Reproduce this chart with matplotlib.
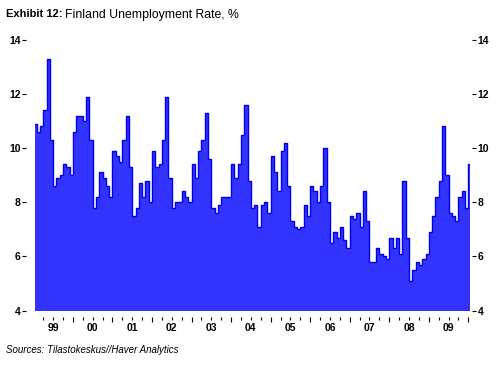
import numpy as np
import matplotlib
matplotlib.use('Agg')
import matplotlib.pyplot as plt

plt.rcParams['font.family'] = ['Liberation Sans', 'DejaVu Sans']

# monthly unemployment rate, Jan 1999 .. Jan 2010
r1999 = [10.9, 10.6, 10.8, 11.4, 13.3, 10.3, 8.6, 8.9, 9.0, 9.4, 9.3, 9.0]
r2000 = [10.6, 11.2, 11.2, 11.0, 11.9, 10.3, 7.8, 8.2, 9.1, 8.9, 8.6, 8.2]
r2001 = [9.9, 9.7, 9.5, 10.3, 11.2, 9.3, 7.5, 7.8, 8.7, 8.2, 8.8, 8.0]
r2002 = [9.9, 9.3, 9.4, 10.3, 11.9, 8.9, 7.8, 8.0, 8.0, 8.4, 8.2, 8.0]
r2003 = [9.4, 8.9, 9.9, 10.3, 11.3, 9.6, 7.8, 7.6, 7.9, 8.2, 8.2, 8.2]
r2004 = [9.4, 8.9, 9.4, 10.5, 11.6, 8.8, 7.8, 7.9, 7.1, 7.9, 8.0, 7.6]
r2005 = [9.7, 9.1, 8.4, 9.9, 10.2, 8.6, 7.3, 7.1, 7.0, 7.1, 7.9, 7.5]
r2006 = [8.6, 8.4, 8.0, 8.6, 10.0, 8.0, 6.5, 6.9, 6.7, 7.1, 6.6, 6.3]
r2007 = [7.5, 7.4, 7.6, 7.1, 8.4, 7.3, 5.8, 5.8, 6.3, 6.1, 6.0, 5.9]
r2008 = [6.7, 6.3, 6.7, 6.1, 8.8, 6.7, 5.1, 5.5, 5.8, 5.7, 5.9, 6.1]
r2009 = [6.9, 7.5, 8.2, 8.8, 10.8, 9.0, 7.6, 7.5, 7.3, 8.2, 8.4, 7.8]
r2010 = [9.4]
year_labels = ['99', '00', '01', '02', '03', '04', '05', '06', '07', '08', '09']
yticks = [4, 6, 8, 10, 12, 14]

rate = np.array(r1999 + r2000 + r2001 + r2002 + r2003 + r2004 + r2005
                + r2006 + r2007 + r2008 + r2009 + r2010)
months = np.arange(len(rate))

fig = plt.figure(figsize=(5, 3.65), dpi=100)
ax = fig.add_axes([0.07, 0.1488, 0.87, 0.7424])

ax.fill_between(months, 4, rate, step='mid', color='#3333ff', lw=0)
ax.step(months, rate, where='mid', color='#0000f0', lw=1.0)

ax.set_xlim(0, len(rate) - 1)
ax.set_ylim(4, 14)

for s in ax.spines.values():
    s.set_visible(False)
ax.spines['left'].set_position(('outward', 6.5))
ax.spines['right'].set_position(('outward', 1.5))
ax.spines['bottom'].set_position(('outward', 4.7))

ax.set_yticks(yticks)
ax.tick_params(axis='y', which='both', left=True, right=True, labelleft=True,
               labelright=True, length=3, width=0.8, pad=1, labelsize=7.5)
for t in ax.get_yticklabels():
    t.set_fontweight('bold')

year_edges = np.arange(11.5, len(rate), 12)
quarters = np.arange(2.5, len(rate), 3)
ax.set_xticks(year_edges)
ax.set_xticklabels([])
ax.set_xticks(quarters, minor=True)
ax.tick_params(axis='x', which='major', length=3.8, width=0.8, direction='out')
ax.tick_params(axis='x', which='minor', length=1.8, width=0.8, direction='out')
for i, lab in enumerate(year_labels):
    ax.text(5.5 + 12 * i, -0.046, lab, transform=ax.get_xaxis_transform(),
            ha='center', va='top', fontsize=7.5, fontweight='bold')

fig.text(0.012, 0.975, 'Exhibit 12:', fontsize=8, fontweight='bold', va='top')
fig.text(0.13, 0.975, 'Finland Unemployment Rate, %', fontsize=8.8, va='top')
fig.text(0.012, 0.055, 'Sources: Tilastokeskus//Haver Analytics', fontsize=7,
         style='italic', va='top')

fig.savefig('out.png', dpi=100)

■ TASK DESCRIPTION: What is the number of lines that hold the string "matplotlib"? Give it alone.

■ RESULT OF THE TASK: 4